Good Morning Dear Reader,

Heads up. This will be a long one ^_^

So, I didn’t right yesterday and I think that’s okay. Although I do feel slightly guilty,  I’m just going to keep the good times rollin 😀

So. I wanted to take this opportunity to be completely authentic and vulnerable and share with you my story. Don’t worry, I will not be asking for a dollar (haha)

So, my name is Shannon. I’m 22, just graduated from college, and I over think literally every experience that occurs in my life. I am a Pisces and am more sensitive than (insert appropriate metaphor here)…lots of things I suppose. I was born in the year of the Monkey and I am uber playful, at times to a fault but I never mean any harm. I am super affectionate, over share, and wear my heart on my sleeve, shirt, and pants apparently. I don’t go a week without getting my feelings hurt or feeling like crying due to the intense emotions I feel. At the same time, I never go a week without feeling such joy that I feel like I’ll burst into rainbows. This is beyond frustrating but it’s also wonderful.

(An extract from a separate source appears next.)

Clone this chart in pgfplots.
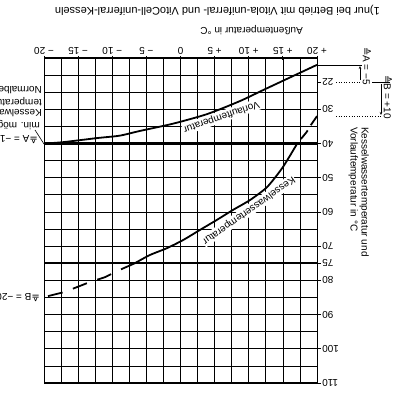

I am religious, I believe in God and that Jesus died on the cross but I disagree with how God can be presented in formal church.  I visualize God as the ultimate Father who teaches us how to be better people and that Earth is simply a “school” of sorts to prepare us for the afterlife. I also think that those who are “bad” continue to stay here until they can learn to be good, mostly through karma or reincarnation especially because I think a God who is all good and perfect would not let a single lamb be outside his heaven. So instead he keeps us all in a pasture until we can learn the ways of goodness.

I honestly don’t know what religion I fall into anymore. I was raised Catholic/Protestant and now I’m just “A Child of God”with non-traditional beliefs.

In addition to this, I am very into mysticism and magickal studies (Magic: slight of hand and Magick: energy manipulation). I think that God set up many information systems for us here on Earth (the stars, the planets, the energy fields etc) in order to allow us to educate ourselves and become closer to him. I’ve been studying the moon cycle and reading a book called The Modern Guide to Witchcraft by Skye Alexander. It makes me happy to explore these things.

I will never impose my beliefs on others and I’m not saying this to sound assertive in anyway or cause an argument…but that’s what my reality is and that is what is true for me-independently of anyone else.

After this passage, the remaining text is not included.